活在这副身躯之内,时时刻刻受到各种因素的冲击;在每个生命的阶段,感受到不同层次的身体经验。身体就像一个实验场,只有身体力行可以一窥究竟,你还不能随便说不玩了。对于这种无所遁逃的功课只能束手就范,顺便在一旁赞叹:大哉身体喔!
严格说来,身体无非是一种物质的组合,这个组合包含了化学性和物理性。在化学的领域里我们了解到为什么美国人会说:“You are what you eat”。种瓜得瓜、种豆得豆的道理,在此希望得到最合理的解释。所以说,我们自小到大或多或少都会在想吃什么和该吃什么之间来回踱步。尤其舞蹈人更是一个特殊的族群,因为这件事直接影响他们赖以生存的工具。身体起了什么变化?为什么会这样?往往因为我们不够敏感,而显得无知无感。
受伤其实是最珍贵的时刻
至于身体的物理性从一个简单的站立开始,我们从来没有停止地必须面对人体在行动中的改变,不论大动作或是小动作,人体各个部位都在进行不可思议的协调以达成完整行动的期待。最根本的议题,来自于我们对重心的处理。重心!人体和地心引力共谱的合声。很会调整重心的人会是一个动作灵活的人,重心过度倾斜就会摔倒,抓到了一个人的重心就可以掌握那个人的行动,很会跳舞的人,根本说来就是很会运作重心的人。其他的什么运动力学或动作力学不过是锦上添花的学问罢了。
舞者们对于身体的使用几乎都视为理所当然。柔软度好自是首要追求的目标,所以我们尽量地拉,耐住性子地练,突破再突破,接踵而来的超越自己本就是一件令人得意的事。再来不断地跳、滑、摔、撑,在危险中找到最过瘾的动作角度,所有过度的使用都被当成进步的试金石。于是真的就在一次又一次对自己身体的苛求中,我们进步了。因为我们知道克服身体的极限是不容易的事,也只有不断地对它要求,才有可能改变现状。
身体全力配合这不停而来的磨练似乎是理所当然的事,这些磨练包含了练习的强度和时间的长度,以及随时突来的奇怪刹那。到此为止,我必须要承认身体真是了不起,它的可行度与承受度真是令人感动与佩服。但是接下来,不知何时开始,它有了一个奇怪的痛点。

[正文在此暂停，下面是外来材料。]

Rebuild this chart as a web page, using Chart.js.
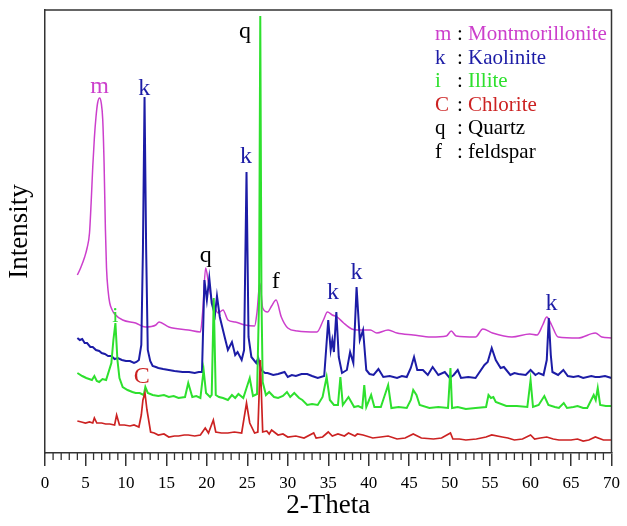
<!DOCTYPE html>
<html>
<head>
<meta charset="utf-8">
<script src="https://cdn.jsdelivr.net/npm/chart.js@4"></script>
<style>
html,body{margin:0;padding:0;background:#fff;}
canvas{display:block;}
</style>
</head>
<body>
<canvas id="c" width="627" height="526"></canvas>
<script>
// ---- Data (2-Theta, intensity in arbitrary units) ----
const montX = [4.0,4.4,4.9,5.2,5.5,5.7,5.9,6.1,6.3,6.5,6.75,6.95,7.13,7.3,7.46,7.6,7.8,8.0,8.3,8.6,9.6,11.2,12.4,13.7,14.1,15.3,17.7,19.2,19.5,19.85,20.2,20.6,21.0,21.4,22.0,22.6,23.5,24.7,25.9,26.2,26.55,26.9,27.5,28.0,28.55,29.2,30.0,31.2,33.6,34.4,34.9,35.5,36.1,36.9,37.9,38.6,39.4,40.2,41.0,42.4,43.5,45.5,47.7,49.6,50.2,50.8,53.2,54.1,55.3,57.7,59.9,60.8,61.5,62.0,62.6,63.4,65.9,68.0,68.8,70.0];
const montY = [178,185,196,205,220,250,286,315,336,350,355,350,334,290,225,185,162,150,143,139,133,130,126,128,131,126,123,121,143,185,170,153,145,140,143,133,131,128,127,141,170,145,141,147,153,136,125,122,121,133,141,138,136,130,124,123,123,123,120,123,120,118,116,117,122,117,116,124,120,116,119,118,128,136,128,116,115,120,116,115];

const kaolX = [4.0,4.3,4.6,4.9,5.2,5.6,5.9,6.3,6.7,7.0,7.4,7.8,8.2,8.6,9.0,9.5,10.0,10.5,11.0,11.3,11.6,11.9,12.1,12.3,12.5,12.7,13.0,13.3,13.7,14.0,14.6,15.3,16.0,17.0,17.8,18.5,19.0,19.4,19.7,20.0,20.3,20.6,21.0,21.25,21.6,22.2,22.6,23.1,23.5,23.8,24.3,24.6,24.9,25.15,25.5,26.1,26.35,26.7,27.2,27.5,28.2,28.8,29.6,30.0,30.5,31.0,31.7,32.4,33.0,33.7,34.5,35.0,35.3,35.5,35.7,36.0,36.3,36.7,37.3,37.7,38.1,38.5,38.9,39.3,39.7,40.1,40.6,41.2,41.8,42.6,43.5,44.1,44.7,45.2,45.6,46.0,46.7,47.3,47.9,48.6,49.4,50.0,50.5,51.0,51.4,52.3,53.2,54.3,54.7,55.2,55.7,56.3,56.7,57.5,58.0,58.5,59.4,60.0,60.6,61.0,61.6,62.0,62.25,62.5,62.7,63.4,64.05,64.6,65.3,65.9,66.5,67.5,68.0,68.5,69.2,70.0];
const kaolY = [115,113,114,110,110,106,106,103,102,100,99,97,97,94,95,93,92,92,90,91,93,108,203,356,203,103,92,87,86,85,84,83,82,81,81,80,81,81,173,153,175,150,138,157,136,116,103,111,98,101,93,103,281,116,96,90,95,83,80,80,78,79,81,76,78,77,79,79,77,75,77,133,103,113,101,141,96,80,83,101,90,166,113,123,83,79,78,84,76,77,75,77,76,85,96,83,83,78,86,78,81,75,78,83,75,76,75,88,91,105,93,85,86,78,80,79,78,83,78,80,78,93,135,98,81,78,83,77,76,77,75,77,76,76,77,75];

const illX = [4.0,4.6,5.1,5.8,6.1,6.4,6.7,7.1,7.55,8.2,8.45,8.7,8.95,9.2,9.6,10.2,10.8,11.2,11.7,12.2,12.4,12.7,13.3,14.0,14.7,15.3,15.9,16.5,17.3,17.7,18.2,18.7,19.2,19.6,19.9,20.4,20.6,20.85,21.1,21.5,22.0,22.6,23.1,23.5,23.9,24.5,25.3,25.7,26.2,26.45,26.6,26.75,26.9,27.3,27.7,28.3,28.8,29.4,29.9,30.3,30.8,31.4,31.8,32.4,33.0,33.7,34.3,34.8,35.2,35.7,36.2,36.5,36.8,37.5,38.2,38.7,39.2,39.45,39.7,40.3,40.7,41.5,42.4,42.8,43.7,44.7,45.2,45.5,45.9,46.3,47.5,48.6,49.8,50.1,50.3,51.0,52.0,53.2,54.5,54.8,55.1,55.4,55.7,57.0,58.3,59.6,60.0,60.3,61.0,61.7,62.2,63.0,63.5,64.1,64.5,65.3,65.8,66.5,67.0,67.8,68.05,68.3,68.6,69.3,70.0];
const illY = [80,77,75,73,77,72,71,74,73,90,113,130,93,75,66,63,61,60,60,58,66,60,58,57,58,56,57,55,56,70,56,57,55,83,60,56,58,155,58,56,55,53,58,55,59,55,75,57,59,153,437,153,71,58,61,56,55,57,61,56,60,55,53,48,49,48,56,76,53,48,48,76,48,56,46,47,45,68,46,58,46,46,68,45,46,45,53,63,58,48,45,46,45,85,45,46,44,45,46,58,55,56,51,47,47,46,73,46,48,57,48,46,45,50,45,46,47,45,45,58,53,65,48,47,47];

const chloX = [4.0,4.5,5.0,5.5,5.9,6.1,6.4,7.0,7.5,8.0,8.6,8.85,9.2,9.8,10.5,11.0,11.6,11.9,12.1,12.35,12.6,13.05,13.5,14.0,14.7,15.3,16.0,16.5,17.2,17.7,18.5,19.2,19.8,20.2,20.8,21.1,21.8,22.6,23.4,24.3,24.9,25.3,25.9,26.3,26.6,26.9,27.4,27.7,28.0,28.8,29.4,30.0,31.0,32.0,33.2,33.5,34.3,35.0,35.5,36.2,37.0,37.5,38.3,38.6,39.3,40.5,41.5,42.4,43.5,44.5,45.5,46.5,48.0,49.0,50.1,50.4,51.2,52.0,53.3,54.5,55.2,56.5,57.2,58.0,59.0,60.0,60.5,61.2,62.0,62.8,63.5,65.0,65.8,66.5,67.2,68.0,69.0,70.0];
const chloY = [32,31,30,31,30,35,30,30,29,29,28,38,28,28,27,28,26,38,53,60,43,21,20,18,19,16,17,17,18,18,17,18,25,20,33,21,20,20,21,20,50,30,20,21,93,21,22,19,23,18,19,16,17,15,20,15,16,21,17,19,17,20,17,19,18,15,16,17,14,15,19,15,14,15,20,14,14,13,14,16,18,16,15,13,14,18,14,15,16,14,13,13,14,12,13,16,13,13];

const xTickStep = 5;
const seriesNames = ['Montmorillonite','Kaolinite','Illite','Chlorite'];
const legendLetters = ['m','k','i','C','q','f'];
const legendWords = ['Montmorillonite','Kaolinite','Illite','Chlorite','Quartz','feldspar'];

// peak labels: [letter, x (2-Theta), y (intensity units, text baseline), colour key]
const peakLabels = [
  ['m',6.75,360,'m'],['k',12.25,358,'k'],['k',24.85,290,'k'],['q',24.7,415,'q'],
  ['q',19.85,191,'q'],['f',28.5,165,'q'],['k',35.6,154,'k'],['k',38.5,174,'k'],
  ['k',62.6,143,'k'],['i',8.7,131,'i'],['C',11.95,70,'C']
];

const COL = {m:'#cc3fcc', k:'#1c1ca6', i:'#2ee02e', C:'#cc2222', q:'#000000', f:'#000000'};
const SERIF = "'Liberation Serif','Times New Roman',serif";

const zip = (xs, ys) => xs.map((x, i) => ({x, y: ys[i]}));

const frame = {
  id: 'frame',
  afterDraw(chart) {
    const {ctx, chartArea: a, scales} = chart;
    const xs = scales.x;
    ctx.save();
    ctx.strokeStyle = '#333';
    ctx.lineWidth = 1.5;
    ctx.beginPath();
    ctx.moveTo(a.left, a.top); ctx.lineTo(a.right, a.top); ctx.lineTo(a.right, a.bottom);
    ctx.stroke();
    // minor ticks
    ctx.lineWidth = 1.3;
    for (let v = xs.min; v <= xs.max; v++) {
      if (v % xTickStep === 0) continue;
      const px = xs.getPixelForValue(v);
      ctx.beginPath(); ctx.moveTo(px, a.bottom); ctx.lineTo(px, a.bottom + 7); ctx.stroke();
    }
    // peak labels
    ctx.textAlign = 'center';
    ctx.textBaseline = 'alphabetic';
    const ys = scales.y;
    peakLabels.forEach(([t, x, y, c]) => {
      ctx.font = (t === 'i' ? '22px ' : '24px ') + SERIF;
      ctx.fillStyle = COL[c];
      ctx.fillText(t, xs.getPixelForValue(x), ys.getPixelForValue(y));
    });
    // legend text block
    ctx.textAlign = 'left';
    ctx.font = '21px ' + SERIF;
    const lx = a.left + 390, cx = a.left + 412;
    legendLetters.forEach((l, i) => {
      const by = a.top + 30 + i * 23.5;
      ctx.fillStyle = COL[l];
      ctx.fillText(l, lx, by);
      ctx.fillStyle = '#000';
      ctx.fillText(':', cx, by);
      ctx.fillStyle = COL[l];
      ctx.fillText(legendWords[i], cx + 11, by);
    });
    ctx.restore();
  }
};

const mk = (label, data, color, w, order, smooth) => ({
  label, data, borderColor: color, borderWidth: w, pointRadius: 0, fill: false, order,
  tension: smooth ? 0.4 : 0, cubicInterpolationMode: smooth ? 'monotone' : 'default'
});

new Chart(document.getElementById('c'), {
  type: 'line',
  data: {
    datasets: [
      mk(seriesNames[0], zip(montX, montY), COL.m, 1.5, 4, true),
      mk(seriesNames[1], zip(kaolX, kaolY), COL.k, 2, 3, false),
      mk(seriesNames[2], zip(illX, illY), COL.i, 2, 2, false),
      mk(seriesNames[3], zip(chloX, chloY), COL.C, 1.7, 1, false)
    ]
  },
  options: {
    responsive: false,
    devicePixelRatio: 1,
    animation: false,
    layout: {padding: {top: 10, right: 9, left: 0, bottom: 0}},
    plugins: {legend: {display: false}, tooltip: {enabled: false}},
    scales: {
      x: {
        type: 'linear', min: 0, max: 70,
        afterFit(s) { s.height = 73; },
        border: {display: true, color: '#333', width: 1.5},
        grid: {
          drawOnChartArea: false, drawTicks: true, tickLength: 13, lineWidth: 1.5,
          color: (c) => (c.tick && c.tick.value % xTickStep === 0) ? '#333' : 'rgba(0,0,0,0)'
        },
        ticks: {
          stepSize: 1, autoSkip: false, maxRotation: 0, padding: 7,
          color: '#000', font: {family: SERIF, size: 17},
          callback: (v) => (v % xTickStep === 0 ? String(v) : '')
        },
        title: {display: true, text: '2-Theta', color: '#000', font: {family: SERIF, size: 27}}
      },
      y: {
        type: 'linear', min: 0, max: 443,
        afterFit(s) { s.width = 45; },
        border: {display: true, color: '#333', width: 1.5},
        grid: {display: false},
        ticks: {display: false},
        title: {display: true, text: 'Intensity', color: '#000', font: {family: SERIF, size: 27}}
      }
    }
  },
  plugins: [frame]
});
</script>
</body>
</html>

最糟糕的是就在一个不经意的刹那,一个不好的落脚,或是一个用力的不顺的角度……暗自骂道:「该死的!」受伤了。接著痛的部位开始转移,因为会牵引,所以不能动的区域变大了。
受伤其实是最珍贵的时刻,因为就在这些时候,我们会小心翼翼地对待自己的身体,也就在这些时刻,我们发现到原来这个部位和那个部位息息相关的牵连。任何一个部位的受伤,都立刻让我们体会到那个部位原来是那么重要,但愿这时我们可以同时了解到,原来我们对待身体有多么地轻忽。有时也真令人感慨,为什么我们总要到受伤后,才了解到原来我们有一个需要被好好对待的身体。
身与心是不可分的
最令人无法捉摸的事是,身体除了身为物质的事实外,它还有一个心灵。这事可就麻烦了,心灵是一个看不到、摸不著的东西,但我们都知道它的存在。心灵一改变,身体也会起了变化。以受伤来说吧,往往在我们心神恍惚时,身体就会做些失控的事;在我们沮丧时,身体也容易生病。反之,当我们神清气定时,身体似乎就变得有条理;当我们愉快的时候,重心也跟著轻了起来。这已经超越了先有鸡还是先有蛋的问题,身与心是不可分的呀。
活在这副身躯之内,时时刻刻受到各种因素的冲击;在每个生命的阶段,感受到不同层次的身体经验。身体就像一个实验场,只有身体力行可以一窥究竟,你还不能随便说不玩了。对于这种无所遁逃的功课只能束手就范,顺便在一旁赞叹:大哉身体喔!